## INSTRUCTIONS TO FOLLOW
Pictures stay out of the copy; restate everything else in the material exactly.

## DATA BLOCK
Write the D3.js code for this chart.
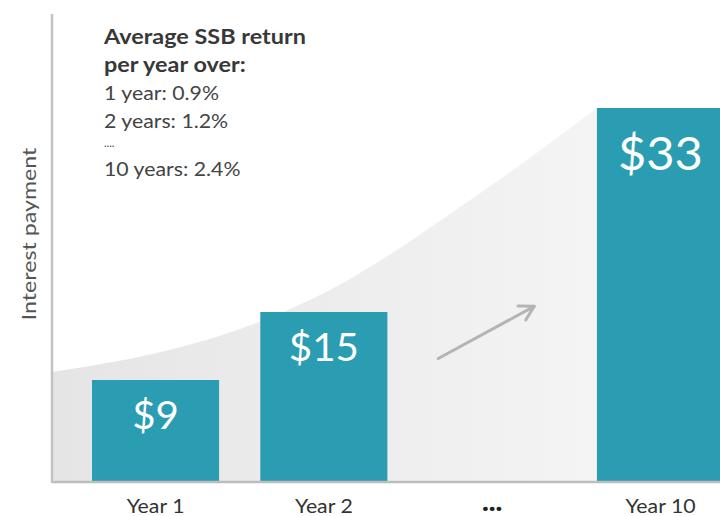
<!DOCTYPE html>
<html><head><meta charset="utf-8">
<script src="https://cdn.jsdelivr.net/npm/d3@7"></script>
<style>body{margin:0;background:#fff} svg{display:block}</style>
</head><body><svg id="c" width="720" height="516"></svg>
<script>
// ---- data ----
const categories = ["Year 1", "Year 2", "...", "Year 10"];
const values = [9, 15, null, 33];
const valueLabels = ["$9", "$15", null, "$33"];
// decorative growth curve (category index, dollars)
const curveIndex = [-0.615, -0.389, 0.104, 0.644, 1.037, 1.453, 1.809, 2.207, 2.622];
const curveValue = [9.71, 10.24, 11.74, 14.29, 16.94, 20.65, 24.26, 28.41, 33.0];
const arrowFrom = [1.68, 10.9];
const arrowTo = [2.25, 15.5];
const yLabel = "Interest payment";
const noteTitle = ["Average SSB return", "per year over:"];
const noteLines = ["1 year: 0.9%", "2 years: 1.2%", "....", "10 years: 2.4%"];

// ---- layout ----
const W = 720, H = 516;
const axisX = 52, baseY = 482, topY = 14;
const svg = d3.select("#c");
const font = "Lato, 'Open Sans', sans-serif";

function widen(sel, f) {
  sel.each(function () {
    const n = this.getComputedTextLength();
    d3.select(this).attr("textLength", n * f).attr("lengthAdjust", "spacingAndGlyphs");
  });
}

const x = d3.scaleBand().domain(categories).range([92, 724]).paddingInner(0.245).paddingOuter(0);
const xi = d3.scaleLinear().domain([0, 3])
  .range([x(categories[0]) + x.bandwidth() / 2, x(categories[3]) + x.bandwidth() / 2]);
const y = d3.scaleLinear().domain([0, 33]).range([baseY, 108]);

// gradient
const defs = svg.append("defs");
const g = defs.append("linearGradient").attr("id", "gr").attr("x1", "0").attr("x2", "1").attr("y1", "0").attr("y2", "0");
g.append("stop").attr("offset", "0").attr("stop-color", "#e5e5e5");
g.append("stop").attr("offset", "1").attr("stop-color", "#f4f4f4");

defs.append("marker").attr("id", "ah").attr("viewBox", "0 0 20 20")
  .attr("refX", 17).attr("refY", 10).attr("markerWidth", 20).attr("markerHeight", 20)
  .attr("markerUnits", "userSpaceOnUse").attr("orient", "auto")
  .append("path").attr("d", "M3,2 L17,10 L3,18").attr("fill", "none")
  .attr("stroke", "#b4b4b4").attr("stroke-width", 3).attr("stroke-linecap", "round").attr("stroke-linejoin", "round");

// area
const pts = curveIndex.map((d, i) => [d, curveValue[i]]);
const area = d3.area().x(d => xi(d[0])).y0(y(0)).y1(d => y(d[1])).curve(d3.curveMonotoneX);
svg.append("path").datum(pts).attr("d", area).attr("fill", "url(#gr)");

// bars
const bars = categories.map((c, i) => ({ c, v: values[i], l: valueLabels[i] })).filter(d => d.v != null);
svg.selectAll("rect.bar").data(bars).enter().append("rect")
  .attr("class", "bar")
  .attr("x", d => x(d.c)).attr("width", x.bandwidth())
  .attr("y", d => y(d.v)).attr("height", d => y(0) - y(d.v))
  .attr("fill", "#2a9db2");

const vals = svg.selectAll("text.val").data(bars).enter().append("text")
  .attr("class", "val")
  .attr("x", d => x(d.c) + x.bandwidth() / 2)
  .attr("y", d => y(d.v) + (d.v > 30 ? 62 : 49))
  .attr("text-anchor", "middle")
  .attr("font-family", font)
  .attr("font-size", d => d.v > 30 ? 46 : 38)
  .attr("fill", "#fff")
  .text(d => d.l);
widen(vals, 1.06);

// arrow
svg.append("line")
  .attr("x1", xi(arrowFrom[0])).attr("y1", y(arrowFrom[1]))
  .attr("x2", xi(arrowTo[0])).attr("y2", y(arrowTo[1]))
  .attr("stroke", "#b4b4b4").attr("stroke-width", 3).attr("stroke-linecap", "round")
  .attr("marker-end", "url(#ah)");

// axes lines
svg.append("line").attr("x1", axisX).attr("x2", W).attr("y1", baseY).attr("y2", baseY)
  .attr("stroke", "#bdbdbd").attr("stroke-width", 2.5);
svg.append("line").attr("x1", axisX).attr("x2", axisX).attr("y1", topY).attr("y2", baseY + 1)
  .attr("stroke", "#c2c2c2").attr("stroke-width", 2.5);

// x axis labels
const xa = svg.append("g").attr("transform", `translate(0,${baseY})`)
  .call(d3.axisBottom(x).tickSize(0).tickPadding(18));
xa.select(".domain").remove();
xa.selectAll("text").attr("font-family", font).attr("font-size", 18.5).attr("fill", "#333");
const dots = xa.selectAll(".tick").filter(d => d === "...").select("text");
dots.attr("font-size", 26).attr("font-weight", 900).attr("y", 0).attr("dy", "29px").attr("fill", "#222");
widen(xa.selectAll(".tick").filter(d => d !== "...").select("text"), 1.15);
widen(dots, 1.1);

// y label
const yl = svg.append("text").attr("transform", `translate(36,234) rotate(-90)`)
  .attr("text-anchor", "middle").attr("font-family", font).attr("font-size", 19)
  .attr("fill", "#555").text(yLabel);
widen(yl, 1.22);

// note
const note = svg.append("g").attr("font-family", font);
const titles = note.selectAll("text.t").data(noteTitle).enter().append("text").attr("class", "t")
  .attr("x", 104).attr("y", (d, i) => 44 + i * 28)
  .attr("font-size", 20).attr("font-weight", 700).attr("fill", "#383838").text(d => d);
widen(titles, 1.17);
const lineY = [100, 128, 147, 176];
const lines = note.selectAll("text.l").data(noteLines).enter().append("text").attr("class", "l")
  .attr("x", 104).attr("y", (d, i) => lineY[i])
  .attr("font-size", (d, i) => i === 2 ? 11 : 18.5).attr("fill", "#444").text(d => d);
widen(lines.filter((d, i) => i !== 2), 1.15);
</script></body></html>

## WRITTEN SOLUTION
Write the D3.js code for this chart.
<!DOCTYPE html>
<html><head><meta charset="utf-8">
<script src="https://cdn.jsdelivr.net/npm/d3@7"></script>
<style>body{margin:0;background:#fff} svg{display:block}</style>
</head><body><svg id="c" width="720" height="516"></svg>
<script>
// ---- data ----
const categories = ["Year 1", "Year 2", "...", "Year 10"];
const values = [9, 15, null, 33];
const valueLabels = ["$9", "$15", null, "$33"];
// decorative growth curve (category index, dollars)
const curveIndex = [-0.615, -0.389, 0.104, 0.644, 1.037, 1.453, 1.809, 2.207, 2.622];
const curveValue = [9.71, 10.24, 11.74, 14.29, 16.94, 20.65, 24.26, 28.41, 33.0];
const arrowFrom = [1.68, 10.9];
const arrowTo = [2.25, 15.5];
const yLabel = "Interest payment";
const noteTitle = ["Average SSB return", "per year over:"];
const noteLines = ["1 year: 0.9%", "2 years: 1.2%", "....", "10 years: 2.4%"];

// ---- layout ----
const W = 720, H = 516;
const axisX = 52, baseY = 482, topY = 14;
const svg = d3.select("#c");
const font = "Lato, 'Open Sans', sans-serif";

function widen(sel, f) {
  sel.each(function () {
    const n = this.getComputedTextLength();
    d3.select(this).attr("textLength", n * f).attr("lengthAdjust", "spacingAndGlyphs");
  });
}

const x = d3.scaleBand().domain(categories).range([92, 724]).paddingInner(0.245).paddingOuter(0);
const xi = d3.scaleLinear().domain([0, 3])
  .range([x(categories[0]) + x.bandwidth() / 2, x(categories[3]) + x.bandwidth() / 2]);
const y = d3.scaleLinear().domain([0, 33]).range([baseY, 108]);

// gradient
const defs = svg.append("defs");
const g = defs.append("linearGradient").attr("id", "gr").attr("x1", "0").attr("x2", "1").attr("y1", "0").attr("y2", "0");
g.append("stop").attr("offset", "0").attr("stop-color", "#e5e5e5");
g.append("stop").attr("offset", "1").attr("stop-color", "#f4f4f4");

defs.append("marker").attr("id", "ah").attr("viewBox", "0 0 20 20")
  .attr("refX", 17).attr("refY", 10).attr("markerWidth", 20).attr("markerHeight", 20)
  .attr("markerUnits", "userSpaceOnUse").attr("orient", "auto")
  .append("path").attr("d", "M3,2 L17,10 L3,18").attr("fill", "none")
  .attr("stroke", "#b4b4b4").attr("stroke-width", 3).attr("stroke-linecap", "round").attr("stroke-linejoin", "round");

// area
const pts = curveIndex.map((d, i) => [d, curveValue[i]]);
const area = d3.area().x(d => xi(d[0])).y0(y(0)).y1(d => y(d[1])).curve(d3.curveMonotoneX);
svg.append("path").datum(pts).attr("d", area).attr("fill", "url(#gr)");

// bars
const bars = categories.map((c, i) => ({ c, v: values[i], l: valueLabels[i] })).filter(d => d.v != null);
svg.selectAll("rect.bar").data(bars).enter().append("rect")
  .attr("class", "bar")
  .attr("x", d => x(d.c)).attr("width", x.bandwidth())
  .attr("y", d => y(d.v)).attr("height", d => y(0) - y(d.v))
  .attr("fill", "#2a9db2");

const vals = svg.selectAll("text.val").data(bars).enter().append("text")
  .attr("class", "val")
  .attr("x", d => x(d.c) + x.bandwidth() / 2)
  .attr("y", d => y(d.v) + (d.v > 30 ? 62 : 49))
  .attr("text-anchor", "middle")
  .attr("font-family", font)
  .attr("font-size", d => d.v > 30 ? 46 : 38)
  .attr("fill", "#fff")
  .text(d => d.l);
widen(vals, 1.06);

// arrow
svg.append("line")
  .attr("x1", xi(arrowFrom[0])).attr("y1", y(arrowFrom[1]))
  .attr("x2", xi(arrowTo[0])).attr("y2", y(arrowTo[1]))
  .attr("stroke", "#b4b4b4").attr("stroke-width", 3).attr("stroke-linecap", "round")
  .attr("marker-end", "url(#ah)");

// axes lines
svg.append("line").attr("x1", axisX).attr("x2", W).attr("y1", baseY).attr("y2", baseY)
  .attr("stroke", "#bdbdbd").attr("stroke-width", 2.5);
svg.append("line").attr("x1", axisX).attr("x2", axisX).attr("y1", topY).attr("y2", baseY + 1)
  .attr("stroke", "#c2c2c2").attr("stroke-width", 2.5);

// x axis labels
const xa = svg.append("g").attr("transform", `translate(0,${baseY})`)
  .call(d3.axisBottom(x).tickSize(0).tickPadding(18));
xa.select(".domain").remove();
xa.selectAll("text").attr("font-family", font).attr("font-size", 18.5).attr("fill", "#333");
const dots = xa.selectAll(".tick").filter(d => d === "...").select("text");
dots.attr("font-size", 26).attr("font-weight", 900).attr("y", 0).attr("dy", "29px").attr("fill", "#222");
widen(xa.selectAll(".tick").filter(d => d !== "...").select("text"), 1.15);
widen(dots, 1.1);

// y label
const yl = svg.append("text").attr("transform", `translate(36,234) rotate(-90)`)
  .attr("text-anchor", "middle").attr("font-family", font).attr("font-size", 19)
  .attr("fill", "#555").text(yLabel);
widen(yl, 1.22);

// note
const note = svg.append("g").attr("font-family", font);
const titles = note.selectAll("text.t").data(noteTitle).enter().append("text").attr("class", "t")
  .attr("x", 104).attr("y", (d, i) => 44 + i * 28)
  .attr("font-size", 20).attr("font-weight", 700).attr("fill", "#383838").text(d => d);
widen(titles, 1.17);
const lineY = [100, 128, 147, 176];
const lines = note.selectAll("text.l").data(noteLines).enter().append("text").attr("class", "l")
  .attr("x", 104).attr("y", (d, i) => lineY[i])
  .attr("font-size", (d, i) => i === 2 ? 11 : 18.5).attr("fill", "#444").text(d => d);
widen(lines.filter((d, i) => i !== 2), 1.15);
</script></body></html>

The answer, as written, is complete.